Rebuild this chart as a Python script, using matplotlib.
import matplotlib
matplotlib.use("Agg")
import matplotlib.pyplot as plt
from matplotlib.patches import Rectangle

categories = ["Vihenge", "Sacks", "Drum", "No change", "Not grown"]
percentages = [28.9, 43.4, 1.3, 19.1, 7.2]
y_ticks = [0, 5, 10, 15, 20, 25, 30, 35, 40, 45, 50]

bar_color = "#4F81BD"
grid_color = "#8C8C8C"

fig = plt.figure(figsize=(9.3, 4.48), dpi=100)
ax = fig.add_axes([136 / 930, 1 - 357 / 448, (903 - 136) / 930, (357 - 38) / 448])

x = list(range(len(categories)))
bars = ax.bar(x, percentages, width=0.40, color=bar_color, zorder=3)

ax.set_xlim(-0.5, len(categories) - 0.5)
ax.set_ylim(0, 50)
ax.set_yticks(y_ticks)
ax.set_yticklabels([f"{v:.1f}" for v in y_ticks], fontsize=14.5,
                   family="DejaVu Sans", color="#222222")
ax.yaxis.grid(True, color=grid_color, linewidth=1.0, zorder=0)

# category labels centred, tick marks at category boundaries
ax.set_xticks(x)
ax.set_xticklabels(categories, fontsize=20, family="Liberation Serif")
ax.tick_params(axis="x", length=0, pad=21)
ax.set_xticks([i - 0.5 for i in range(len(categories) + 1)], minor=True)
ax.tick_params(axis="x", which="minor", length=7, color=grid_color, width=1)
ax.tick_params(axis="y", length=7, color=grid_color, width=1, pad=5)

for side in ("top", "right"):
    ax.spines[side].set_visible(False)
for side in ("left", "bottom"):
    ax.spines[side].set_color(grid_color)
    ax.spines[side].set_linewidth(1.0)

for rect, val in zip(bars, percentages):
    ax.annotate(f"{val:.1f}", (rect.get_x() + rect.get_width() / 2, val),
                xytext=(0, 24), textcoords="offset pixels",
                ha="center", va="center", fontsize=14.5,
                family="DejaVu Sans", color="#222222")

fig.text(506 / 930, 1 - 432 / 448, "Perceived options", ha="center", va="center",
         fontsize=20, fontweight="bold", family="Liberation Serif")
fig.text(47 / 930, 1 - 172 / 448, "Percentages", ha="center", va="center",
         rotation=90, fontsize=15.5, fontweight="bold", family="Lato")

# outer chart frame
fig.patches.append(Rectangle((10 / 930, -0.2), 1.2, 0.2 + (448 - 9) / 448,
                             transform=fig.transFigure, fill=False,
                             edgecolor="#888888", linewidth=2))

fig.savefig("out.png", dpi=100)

Work to complete
Print only the lines from the top of the data above down to the line holding "ax = fig.add_axes([136", inclusive.

Response
Rebuild this chart as a Python script, using matplotlib.
import matplotlib
matplotlib.use("Agg")
import matplotlib.pyplot as plt
from matplotlib.patches import Rectangle

categories = ["Vihenge", "Sacks", "Drum", "No change", "Not grown"]
percentages = [28.9, 43.4, 1.3, 19.1, 7.2]
y_ticks = [0, 5, 10, 15, 20, 25, 30, 35, 40, 45, 50]

bar_color = "#4F81BD"
grid_color = "#8C8C8C"

fig = plt.figure(figsize=(9.3, 4.48), dpi=100)
ax = fig.add_axes([136 / 930, 1 - 357 / 448, (903 - 136) / 930, (357 - 38) / 448])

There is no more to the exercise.